Southern Queensland Rural Health (SQRH) will bring international standard training to health professionals across the South West and Darling Downs at two three-day intensive education events.
Known as EHPIC (Educating Health Professionals in Interprofessional Care), the training encourages health professionals to learn from, with and about each other to ensure there is an enhanced focus on patient-centered care to improve patient outcomes.
SQRH is a University Department of Rural Health and is a collaboration between The University of Queensland, the University of Southern Queensland, Darling Downs (DDH) and South West Hospital and Health Service (SWHHS).
SQRH Director Associate Professor Geoff Argus says SQRH is excited to bring international standard training to rural health professionals at a workshop in Roma this week and Toowoomba next week.

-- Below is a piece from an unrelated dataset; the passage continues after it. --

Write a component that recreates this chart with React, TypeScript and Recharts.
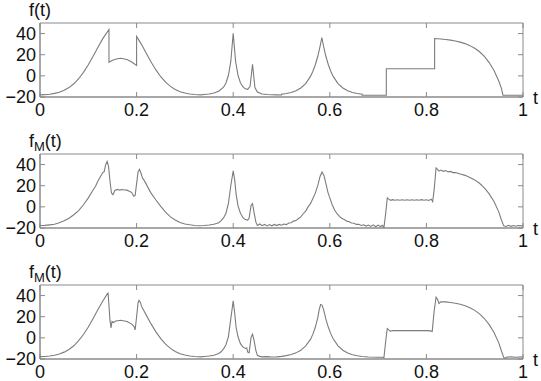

“A contingent of expert trainers from the University of Toronto will deliver both workshops and they are looking forward to meeting the 56 participants at each workshop location. The participants include doctors, nurses, midwives, allied health professionals, clinical educators and health administrators.“
Other organisations sending representatives to EHPIC include Queensland Health’s Office of the Chief Nursing and Midwifery Officer, Chief Allied Health Officer, Royal Flying Doctor Service and various Aboriginal Community Controlled Health Organisations.
SWHHS Chief Executive Ms Linda Patat says the training and development of innovative strategies is already seeing improvements across the South West.

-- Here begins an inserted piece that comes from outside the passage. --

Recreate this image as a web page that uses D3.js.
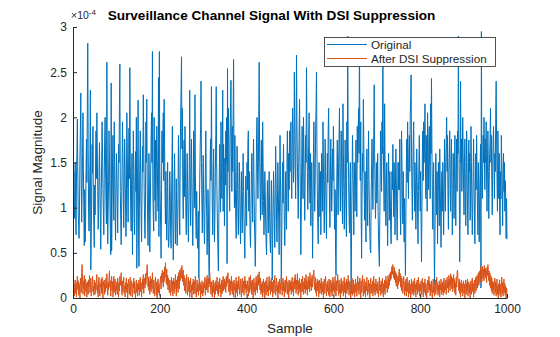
<!DOCTYPE html>
<html><head><meta charset="utf-8">
<script src="https://cdn.jsdelivr.net/npm/d3@7"></script>
<style>body{margin:0;background:#fff;}svg{display:block;font-family:"Liberation Sans",Arial,sans-serif;}</style>
</head><body><svg id="c" width="560" height="337"></svg>
<script>
// Values in units of 1e-6
const original = [
125,140,105,88,150,112,70,135,160,198,145,95,78,66,102,155,188,227,130,84,118,160,205,142,96,58,120,62,85,140,176,128,210,282,165,92,74,110,150,230,31,68,115,170,138,190,104,80,56,125,
92,148,185,132,205,160,118,76,98,140,172,125,88,54,110,150,195,168,120,95,70,132,176,200,145,108,82,261,140,60,95,130,185,150,112,75,48,238,52,100,145,180,122,86,195,150,98,64,118,160,
140,105,72,128,170,150,212,259,118,86,59,96,142,195,160,110,78,130,176,145,102,68,90,205,166,120,84,140,188,132,255,150,98,74,126,160,48,110,185,140,92,70,128,162,118,200,33,88,145,219,
72,35,98,150,185,130,92,62,115,168,140,225,176,118,84,66,105,195,150,220,128,80,58,110,160,124,51,95,140,176,205,150,273,118,90,74,200,138,108,175,85,140,190,155,120,96,244,68,273,145,
110,78,44,120,185,150,172,205,130,220,176,118,82,140,98,64,110,150,88,56,60,96,140,118,72,55,104,150,190,82,42,68,125,160,110,60,85,132,98,58,76,118,180,140,95,70,150,200,230,267,
165,210,120,88,140,175,112,190,148,96,70,118,160,130,84,62,105,150,230,112,80,140,176,128,92,58,110,185,150,100,225,140,90,66,118,82,55,65,96,22,88,130,165,190,240,150,104,72,120,158,
115,80,60,98,140,185,128,90,48,72,120,96,40,16,85,150,176,130,234,150,100,70,125,165,110,62,92,140,180,234,150,105,76,52,30,88,135,170,120,95,195,140,110,150,230,96,170,130,80,155,
125,185,150,200,38,254,140,210,176,120,96,175,215,241,160,118,190,140,205,264,150,100,180,130,88,66,120,168,140,92,70,110,150,128,84,60,105,140,95,72,118,160,125,86,60,44,98,135,110,80,
150,120,170,185,96,140,110,72,56,92,135,160,118,84,150,176,130,88,62,35,70,125,180,200,150,110,140,200,261,160,118,86,140,175,120,92,195,150,108,70,96,140,118,82,60,48,92,130,100,72,
110,140,96,64,50,88,130,108,20,60,98,140,115,78,56,120,168,130,86,62,100,150,120,82,48,110,180,136,90,16,70,118,150,105,170,124,80,58,96,140,118,76,150,185,130,96,160,120,185,140,
175,195,140,110,160,210,180,128,150,250,200,145,110,176,269,196,150,120,88,140,185,220,160,105,48,96,150,190,140,110,200,168,120,86,135,180,150,255,190,140,98,125,170,205,140,105,160,80,118,150,
110,44,90,160,195,140,96,130,185,210,250,170,120,82,60,110,150,128,90,140,70,110,160,136,96,195,150,105,72,130,176,140,98,66,120,160,128,185,210,150,104,78,130,176,140,96,118,165,130,190,
150,100,76,120,52,25,88,140,175,118,92,150,176,210,130,96,140,185,150,108,82,215,160,120,76,110,175,140,96,68,195,150,290,170,130,96,72,118,150,60,5,84,130,180,140,110,70,150,125,96,
140,175,120,90,190,150,176,210,160,285,185,130,195,92,44,110,160,140,220,176,120,86,140,110,62,130,165,118,80,150,185,130,96,70,54,50,112,150,176,130,98,140,180,236,160,118,88,120,150,105,
120,160,96,66,48,35,92,150,185,140,118,195,160,280,170,128,96,215,150,110,80,125,150,92,58,110,160,130,86,140,118,76,60,100,140,120,170,130,90,150,110,70,125,165,132,92,64,110,150,120,
150,120,176,96,70,115,185,150,105,82,140,96,62,110,68,25,90,140,176,128,195,150,110,160,180,140,200,220,247,160,118,86,140,175,195,130,96,150,120,76,110,165,130,92,60,118,150,180,130,96,
140,88,40,96,160,185,130,195,150,176,215,150,110,180,140,96,205,160,120,176,190,140,110,215,160,243,170,110,76,135,150,62,16,70,118,160,130,92,140,60,110,150,118,80,165,130,96,56,110,140,
96,150,120,70,110,176,130,96,150,176,200,140,180,110,76,140,160,185,120,96,150,176,120,70,105,160,130,88,150,180,120,80,140,176,118,185,160,290,176,130,40,96,240,150,176,118,150,200,160,120,
92,150,176,118,80,130,185,150,96,70,120,175,140,160,86,110,190,150,105,70,96,140,176,130,92,60,118,160,120,180,140,98,70,150,118,62,110,140,170,11,295,150,110,140,180,150,200,160,120,176,
150,195,130,96,150,185,140,88,130,160,176,210,150,180,130,92,140,176,190,150,110,160,140,200,240,176,130,96,185,150,110,160,96,70,140,110,180,150,120,80,140,160,118,150,96,130,110,66,110,65
];
const suppressed = [
8,15,2,12,20,5,17,1,14,24,9,19,3,16,11,0,22,13,6,28,37,18,4,19,10,25,2,14,21,7,16,1,18,11,4,20,13,25,6,15,22,2,9,18,24,7,13,3,20,11,
4,17,9,22,26,6,14,1,19,23,8,2,16,12,21,5,23,10,0,18,13,20,4,15,7,22,11,27,14,3,17,9,22,30,12,19,2,15,24,8,18,1,10,24,6,16,21,3,13,9,
18,4,22,11,1,17,8,24,14,20,28,10,3,19,7,15,23,5,13,1,17,10,22,6,16,0,12,21,9,4,18,23,2,14,19,8,1,16,11,22,5,18,9,0,13,20,6,15,2,17,
9,20,3,14,23,7,17,1,12,21,10,26,5,16,22,11,27,15,24,30,37,22,12,23,8,19,4,24,13,7,21,10,28,16,5,20,12,2,17,23,9,3,18,0,14,21,6,16,3,12,
19,24,10,27,17,31,22,12,29,18,34,23,39,26,16,32,14,25,9,22,15,6,20,11,3,17,23,7,19,2,14,22,5,18,10,26,13,2,20,11,24,6,28,15,10,31,19,26,33,22,
36,26,18,31,14,25,8,22,13,5,20,26,9,3,18,23,7,19,1,15,22,6,14,0,17,9,21,4,13,19,5,24,11,1,12,20,7,16,3,13,22,8,17,0,14,5,19,10,2,16,
6,18,11,23,3,15,21,9,25,14,6,22,12,19,28,21,11,4,18,9,1,15,20,6,17,0,13,4,19,8,16,23,5,14,2,18,10,22,6,15,1,13,20,5,17,24,8,14,21,10,
18,6,23,13,25,17,28,12,7,21,11,3,19,8,24,14,4,18,10,1,20,9,16,0,14,23,6,15,2,19,10,24,14,4,13,21,8,1,16,22,6,14,19,3,11,24,10,19,5,15,
8,19,11,2,16,23,6,14,25,9,18,4,20,13,0,13,22,7,17,3,14,24,9,19,6,26,14,21,29,16,9,22,4,15,7,18,1,14,21,6,17,0,11,19,3,15,23,7,13,2,
17,24,9,19,4,14,22,7,18,1,12,20,5,15,25,10,3,17,22,7,14,0,18,6,13,21,4,16,9,25,15,3,14,22,8,18,1,13,20,6,16,24,9,4,18,12,0,20,7,16,
9,19,4,15,23,7,18,2,14,22,10,26,14,5,20,9,27,13,3,19,10,22,6,16,0,14,21,7,24,13,4,18,10,22,5,16,26,9,19,3,15,24,10,20,7,28,13,22,8,19,
25,12,21,28,31,18,9,23,6,17,2,15,21,8,19,1,14,20,5,16,10,22,4,15,7,18,0,13,21,5,15,24,9,2,16,7,19,12,3,21,10,1,15,20,6,17,2,14,23,8,
18,5,15,24,10,2,19,8,16,26,11,3,20,6,16,0,14,22,5,15,8,19,2,13,23,6,17,0,14,21,5,18,9,25,13,3,12,19,6,0,16,8,22,3,14,20,5,15,1,13,
21,6,16,2,14,24,8,18,4,15,22,10,0,19,6,16,25,9,2,15,21,5,14,1,18,8,23,13,3,13,20,6,16,0,14,22,5,15,8,19,2,13,24,6,16,3,14,21,8,15,
5,18,10,1,16,23,8,15,3,19,12,5,22,10,1,16,8,20,4,15,24,11,19,6,16,25,10,21,14,27,19,29,21,31,35,26,37,29,22,34,20,30,17,28,13,26,19,10,24,15,
29,32,18,27,12,24,8,22,14,5,19,24,11,3,18,8,21,2,16,23,7,17,1,14,20,5,15,0,13,21,4,16,7,19,3,14,22,6,15,1,17,9,20,4,14,23,7,16,2,15,
8,19,4,15,22,10,1,17,6,14,21,3,16,8,0,15,20,6,14,24,9,18,2,15,7,19,4,0,14,21,6,16,2,13,20,4,15,23,8,17,3,14,6,19,1,15,9,21,4,16,
7,18,3,15,22,6,16,9,20,4,14,23,11,19,6,25,13,21,8,27,15,24,10,22,7,19,26,11,21,5,17,3,23,12,28,31,22,16,8,21,5,17,1,15,20,6,16,2,14,19,
5,15,0,13,20,4,16,8,21,2,14,18,5,15,0,13,19,4,14,22,7,16,1,15,20,5,14,23,8,17,25,11,21,28,14,24,30,17,34,22,31,18,27,35,21,32,19,36,25,33,
22,31,17,34,25,37,28,19,30,14,27,11,24,8,22,5,19,9,17,3,16,22,6,18,2,15,21,4,14,0,16,7,20,3,15,1,13,23,5,17,2,14,21,6,16,3,13,0,11,5
];
const seriesNames = ["Original", "After DSI Suppression"];
const seriesColors = ["#0072BD", "#D95319"];
const xTicks = [0, 200, 400, 600, 800, 1000];
const xTickLabels = ["0", "200", "400", "600", "800", "1000"];
const yTicks = [0, 0.5e-4, 1e-4, 1.5e-4, 2e-4, 2.5e-4, 3e-4];
const yTickLabels = ["0", "0.5", "1", "1.5", "2", "2.5", "3"];
const titleText = "Surveillance Channel Signal With DSI Suppression";
const xLabel = "Sample";
const yLabel = "Signal Magnitude";

const svg = d3.select("#c");
const L = 73, R = 507, T = 27, B = 298;
const x = d3.scaleLinear().domain([0, 1000]).range([L, R]);
const y = d3.scaleLinear().domain([0, 3e-4]).range([B, T]);
const ink = "#262626";

const series = [original, suppressed].map(arr => arr.map((v, i) => ({s: i + 1, v: v * 1e-6})));
const line = d3.line().x(d => x(d.s)).y(d => y(d.v));
series.forEach((data, k) => {
  svg.append("path").datum(data).attr("d", line)
    .attr("fill", "none").attr("stroke", seriesColors[k]).attr("stroke-width", 1)
    .attr("stroke-linejoin", "round");
});

const xAxis = d3.axisBottom(x).tickValues(xTicks).tickFormat((d, i) => xTickLabels[i]).tickSizeInner(-4).tickSizeOuter(0).tickPadding(6);
const gx = svg.append("g").attr("transform", `translate(0,${B})`).call(xAxis);
const yAxis = d3.axisLeft(y).tickValues(yTicks).tickFormat((d, i) => yTickLabels[i]).tickSizeInner(-4).tickSizeOuter(0).tickPadding(6);
const gy = svg.append("g").attr("transform", `translate(${L},0)`).call(yAxis);
[gx, gy].forEach(g => {
  g.select(".domain").attr("stroke", ink).attr("stroke-width", 1);
  g.selectAll(".tick line").attr("stroke", ink);
  g.selectAll(".tick text").attr("fill", ink).style("font-size", "12px").style("font-family", '"Liberation Sans",Arial,sans-serif');
});

svg.append("text").attr("x", 71).attr("y", 19).attr("fill", ink).style("font-size", "10.5px")
  .text("×10").append("tspan").attr("dy", -4).style("font-size", "8px").text("-4");

svg.append("text").attr("x", 271.5).attr("y", 19.5).attr("text-anchor", "middle").attr("fill", "#000")
  .style("font-size", "13.6px").style("font-weight", "bold").text(titleText);
svg.append("text").attr("x", (L + R) / 2).attr("y", 333).attr("text-anchor", "middle").attr("fill", ink)
  .style("font-size", "13.5px").text(xLabel);
svg.append("text").attr("transform", `translate(42,${(T + B) / 2}) rotate(-90)`).attr("text-anchor", "middle").attr("fill", ink)
  .style("font-size", "13.5px").text(yLabel);

const lg = svg.append("g");
lg.append("rect").attr("x", 324.5).attr("y", 37.5).attr("width", 171).attr("height", 29)
  .attr("fill", "#fff").attr("stroke", ink).attr("stroke-width", 0.8);
seriesNames.forEach((n, k) => {
  const yy = 44.5 + k * 14;
  lg.append("line").attr("x1", 327).attr("x2", 367).attr("y1", yy).attr("y2", yy)
    .attr("stroke", seriesColors[k]).attr("stroke-width", 1);
  lg.append("text").attr("x", 371).attr("y", yy + 4.2).attr("fill", ink).style("font-size", "11.7px").text(n);
});
</script></body></html>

“I know our health staff already put aspects of Interprofessional Care into practice but I think the EHPIC training will further refine our work.”

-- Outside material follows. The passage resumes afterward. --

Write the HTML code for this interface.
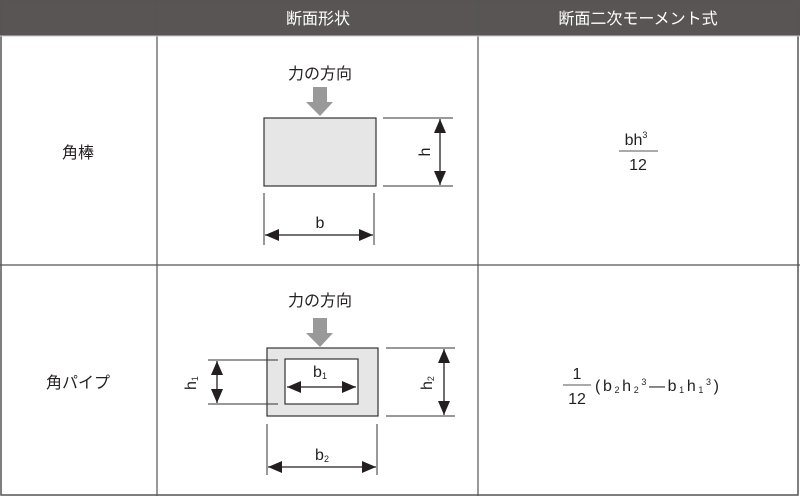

SQRH Advisory Board Chair Mr Derek Tuffield OAM says the EHPIC training is a highlight for the first year of SQRH during its establishment phase.
“The SQRH team has been making great progress supporting nursing, midwifery and allied health students in their clinical placements, developing training for health staff who supervise those students and building a strong foundation for rural and remote health workforce development.”
The approach is supported by the World Health Organisation, which identifies that there is a worldwide shortage of 4.3 million health workers (WHO, 2010).